O silêncio reinou na sala, não tinha mais como negar, e sendo mais uma de suas amigas, conhecidos de longa data, e das últimas que restavam pra compartilhar de uma vida distante, outro século, outra história, só nos restou mesmo o silêncio.
Não esqueço dele parado no meio da sala apoiado em sua bengala, e a feição que deixava claro seu pensamento: “Mais um...”

Alguns meses depois voltei lá para passar o natal com a família e, claro, com o mais importante de todos, meu avô.
Nossa família é enorme e, entre barulhos, risadas, cervejas e leitões à pururuca escutava-se muitos sussurros de “...esse deve ser nosso último natal aqui...”. 
Do vovô: só veio o silêncio.

Em sua poltrona já gasta e sem cor, ele fez uso de poucas e raras palavras. Não por dificuldade! Meu avô é feito de 97 anos de história e uma língua afiadíssima. Tão afiada que na hora de despedirmos, meu pai disse: “Setembro estou de volta, Seu Florival”, no que meu vô rebateu: “Você fique à vontade para voltar, mas eu já terei cascado fora!”
Eu ri, achei hilário. Talvez tenha sido um riso de nervoso também.  

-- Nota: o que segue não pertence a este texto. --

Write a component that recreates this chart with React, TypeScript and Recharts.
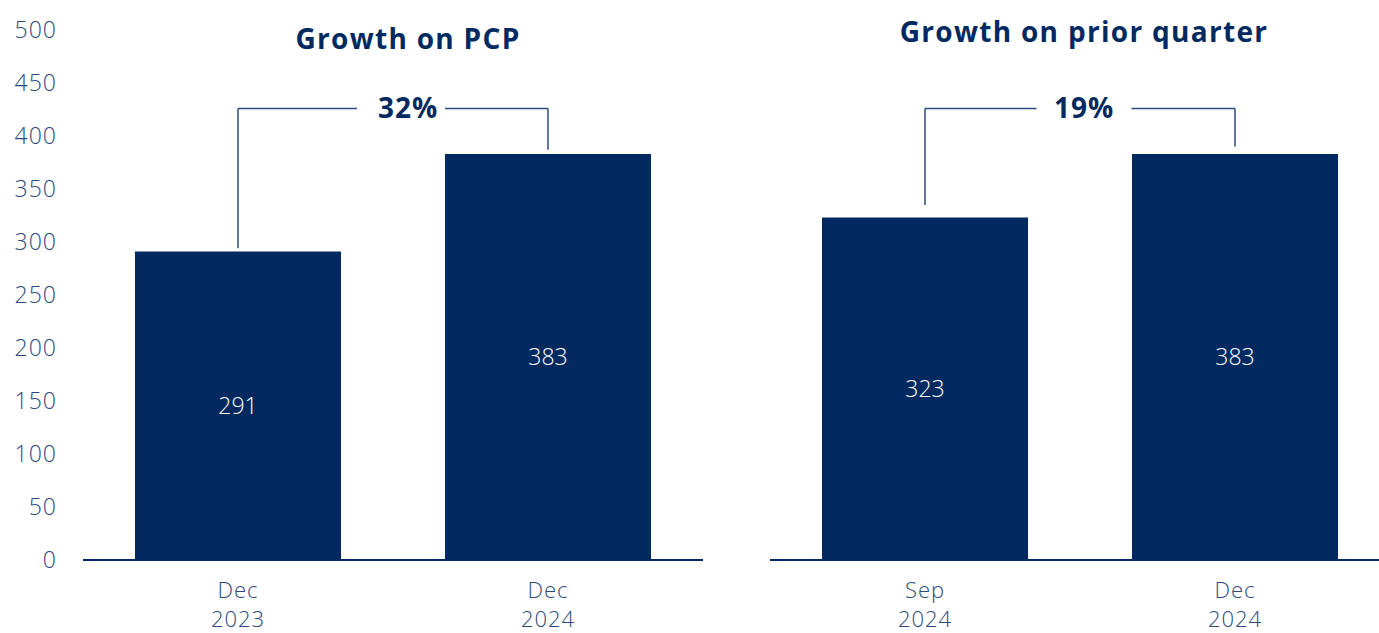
import { Bar, BarChart, LabelList, ReferenceLine, XAxis, YAxis } from "recharts"

const pcpCategories = ["Dec 2023", "Dec 2024"]
const pcpValues = [291, 383]
const pcpGrowth = "32%"

const quarterCategories = ["Sep 2024", "Dec 2024"]
const quarterValues = [323, 383]
const quarterGrowth = "19%"

const yTicks = [0, 50, 100, 150, 200, 250, 300, 350, 400, 450, 500]

// bracket levels, in data units
const pcpBracket = [294, 426, 387]
const quarterBracket = [335, 426, 390]

const NAVY = "#022a60"
const LINE = "#2c4b7d"
const TICK = "#2b4a7b"
const FONT = "'Open Sans', sans-serif"

const pcpData = pcpCategories.map((name, i) => ({ name, value: pcpValues[i] }))
const quarterData = quarterCategories.map((name, i) => ({ name, value: quarterValues[i] }))

function CategoryTick(props: any) {
  const { x, payload } = props
  const [month, year] = String(payload.value).split(" ")
  return (
    <g>
      <text x={x} y={598} textAnchor="middle" fill={TICK} fontSize={22} fontFamily={FONT} fontWeight={300} letterSpacing={1}>
        {month}
      </text>
      <text x={x} y={627} textAnchor="middle" fill={TICK} fontSize={22} fontFamily={FONT} fontWeight={300} letterSpacing={1}>
        {year}
      </text>
    </g>
  )
}

function ValueTick(props: any) {
  const { y, payload } = props
  return (
    <text x={57} y={y + 8} textAnchor="end" fill={TICK} fontSize={23} fontFamily={FONT} fontWeight={300} letterSpacing={1}>
      {payload.value}
    </text>
  )
}

function GrowthLabel(props: any) {
  const { viewBox, text, gap, gapDx, textDx } = props
  const mid = viewBox.x + viewBox.width / 2
  const cy = viewBox.y
  return (
    <g>
      <rect x={mid + gapDx - gap / 2} y={cy - 4} width={gap} height={8} fill="#ffffff" />
      <text x={mid + textDx} y={cy + 10} textAnchor="middle" fill={NAVY} fontSize={28} fontWeight={700} fontFamily={FONT} letterSpacing={1}>
        {text}
      </text>
    </g>
  )
}

function Bracket(cats: string[], levels: number[], label: string, gap: number, gapDx: number, textDx: number) {
  return [
    <ReferenceLine
      key="l"
      segment={[{ x: cats[0], y: levels[0] }, { x: cats[0], y: levels[1] }]}
      stroke={LINE}
      strokeWidth={1.5}
    />,
    <ReferenceLine
      key="r"
      segment={[{ x: cats[1], y: levels[2] }, { x: cats[1], y: levels[1] }]}
      stroke={LINE}
      strokeWidth={1.5}
    />,
    <ReferenceLine
      key="h"
      segment={[{ x: cats[0], y: levels[1] }, { x: cats[1], y: levels[1] }]}
      stroke={LINE}
      strokeWidth={1.5}
      label={<GrowthLabel text={label} gap={gap} gapDx={gapDx} textDx={textDx} />}
    />
  ]
}

const titleStyle: React.CSSProperties = {
  position: "absolute",
  width: 500,
  textAlign: "center",
  color: NAVY,
  fontFamily: FONT,
  fontWeight: 700,
  fontSize: 28,
  letterSpacing: 1.3,
  lineHeight: "30px",
  whiteSpace: "nowrap"
}

export default function App() {
  return (
    <div style={{ position: "fixed", left: 0, top: 0, width: 1379, height: 633, overflow: "hidden", background: "#ffffff" }}>
      <div style={{ ...titleStyle, left: 158, top: 23 }}>Growth on PCP</div>
      <div style={{ ...titleStyle, left: 834, top: 16 }}>Growth on prior quarter</div>

      <div style={{ position: "absolute", left: 0, top: 0 }}>
        <BarChart width={710} height={633} data={pcpData} margin={{ top: 30, right: 7, bottom: 0, left: 0 }} barCategoryGap={52}>
          <YAxis width={83} domain={[0, 500]} ticks={yTicks} axisLine={false} tickLine={false} tick={<ValueTick />} interval={0} />
          <XAxis dataKey="name" height={73} tickLine={false} axisLine={{ stroke: NAVY, strokeWidth: 2 }} tick={<CategoryTick />} />
          <Bar dataKey="value" fill={NAVY} isAnimationActive={false}>
            <LabelList dataKey="value" position="center" fill="#ffffff" fontSize={23} fontWeight={300} fontFamily={FONT} />
          </Bar>
          {Bracket(pcpCategories, pcpBracket, pcpGrowth, 88, 8, 15)}
        </BarChart>
      </div>

      <div style={{ position: "absolute", left: 700, top: 0 }}>
        <BarChart width={690} height={633} data={quarterData} margin={{ top: 30, right: 0, bottom: 0, left: 70 }} barCategoryGap={52}>
          <YAxis hide domain={[0, 500]} ticks={yTicks} />
          <XAxis dataKey="name" height={73} tickLine={false} axisLine={{ stroke: NAVY, strokeWidth: 2 }} tick={<CategoryTick />} />
          <Bar dataKey="value" fill={NAVY} isAnimationActive={false}>
            <LabelList dataKey="value" position="center" fill="#ffffff" fontSize={23} fontWeight={300} fontFamily={FONT} />
          </Bar>
          {Bracket(quarterCategories, quarterBracket, quarterGrowth, 95, 4, 4)}
        </BarChart>
      </div>
    </div>
  )
}
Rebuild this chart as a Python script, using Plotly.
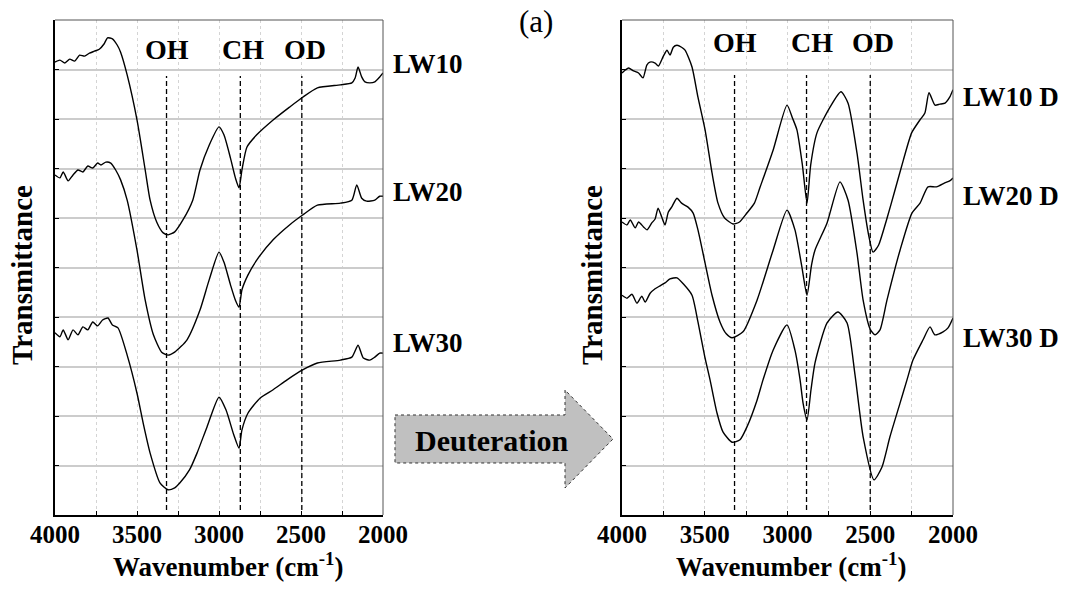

No dia anterior havia comentado com um tio que não preciso viver tanto assim, fato que sempre acreditei. (Sou um tanto quanto melancólica, dessa tal de geração Rivotril, com todas as facilidades do mundo e eternamente numa crise existencial.)
Ouvi então, a única resposta que mudou meu pensamento, talvez por ter vindo com uma sinceridade intensa de quem já chegou nesse ponto: “Quando você chegar nos 60 vai ver que quer sim, viver o máximo de tempo que te permitirem.”
No silêncio do vô, talvez seja isso que paire no ar: Um desejo por mais tempo misturado na exaustão de estar aqui há tanto tempo.


E pra mim, resta a torcida que tenhamos mais um pouquinho dessa língua afiada, dos causos de quem já viveu bastante e de uma risada gostosa que ecoa numa sala distante, lá longe em Espinosa.